You can add a package to a instance group, either by selecting an existing package from the repository or by selecting one from your computer. As a convenience, you can also create a package from a single-file.

Procedure

  • Follow these steps to add a package from the repository:
    1. In the Packages tab, click Add packages from the repository.
    2. Select the package. Packages that are registered to the top-level consumer, its children, and its parent consumers are available for selection. For example, if the top-level consumer test-123 is assigned to the root consumer and has two children test-abc and test-xyz, you can choose packages that are registered to test-123 (top-level consumer), test-abc and test-xyz (child consumers of test-123), and root (the parent of test123).
    3. Click Select.
  • Follow these steps to add from your local computer:
    1. Add a package or a file to be created as a package:
      • To add a package, in the Packages tab, drag the service package file to Upload Packages, or click this button and browse to the location of your package, select it, and then click Open.

        The system uploads the package to the repository and deploys it to all hosts in the instance group. If the package uses the same name as an existing repository package, the package in the repository is replaced.

      • To create a single-file package:
        1. Drag the file to Create Single-File Packages, or click this button and browse to the location of your file, select it and click Open.

          The system creates a package from the file, uploads it to the package repository, and then deploys it to all hosts in the instance group. If the package uses the same name as an existing repository package, the package in the repository is replaced.
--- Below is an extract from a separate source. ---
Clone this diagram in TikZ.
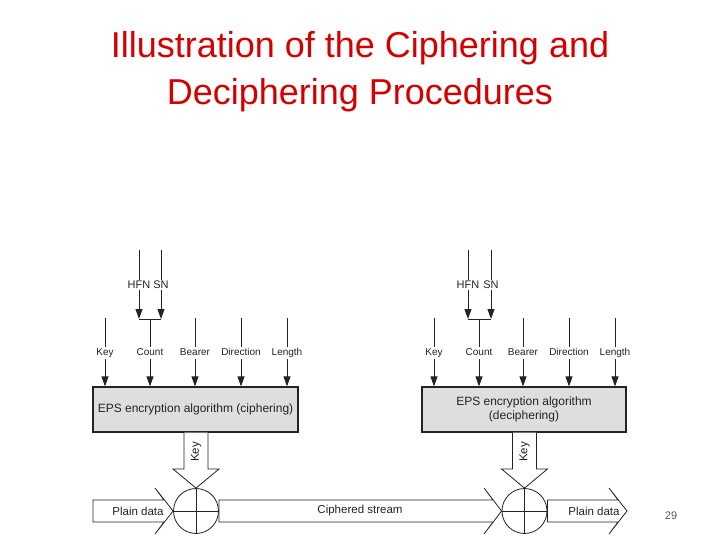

          You can additionally set optional configuration for this single-file package using the remaining steps.

        2. Optional: By default, the destination path to where the system copies the file on all hosts in the instance group is $SPARK_HOME/jars. To change this destination, type in a new path. Note that the instance group execution user must have write permissions to this path.
        3. Optional: Once the system copies the file to all hosts in the instance group, the default permission for the file is 644 (read-write permission by owner, and read-only for other users). To change this permission, type in a new numeric file permission value.
        4. Optional: By default, Decompress file is clear; you can select it only if the file is in an archive format. To decompress the file at deployment time, after the system copies the file to all hosts in the instance group, select this check box.
        5. Optional: By default, Append the destination path is clear. To automatically append the destination path to the Spark parameters spark.driver.extraClassPath and spark.executor.extraClassPath in your Spark configuration, select this check box.
    2. Optional: By default, Use $DEPLOY_HOME is selected to indicate to use the $DEPLOY_HOME environment variable during package deployment as the value of the instance group's deployment directory, select this check box. If you do not want the system to use the environment variable's value for the directory, clear this check box.

      If you write custom service package scripts, and you added your package using the Add packages from the repository or Upload Packages options, you can use $DEPLOY_HOME environment variable in those scripts.

    3. Optional: By default, Use $SPARK_HOME is selected to indicate to use the $SPARK_HOME environment variable during package deployment as the value of the instance group's Spark home directory, select this check box. If you do not want the system to use the environment variable's value for the directory, clear this check box.

      If you write custom service package scripts, and you added your package using the Add packages from the repository or Upload Packages options, you can use the $SPARK_HOME environment variables in those scripts.

What to do next

  1. Optionally, to add data connectors to the instance group, see Adding data connectors.
  2. Create and deploy the instance group.
    • Click Create and Deploy Instance Group to create the instance group and deploy its packages simultaneously. In this case, the new instance group appears on the Instance Groups page in the Ready state. Verify your deployment and then start the instance group.
    • Click Create Only to create the instance group but manually deploy its packages later. In this case, the new instance group appears on the Instance Groups page in the Registered state. When you are ready to deploy packages, deploy the instance group and verify the deployment. Then, start the instance group.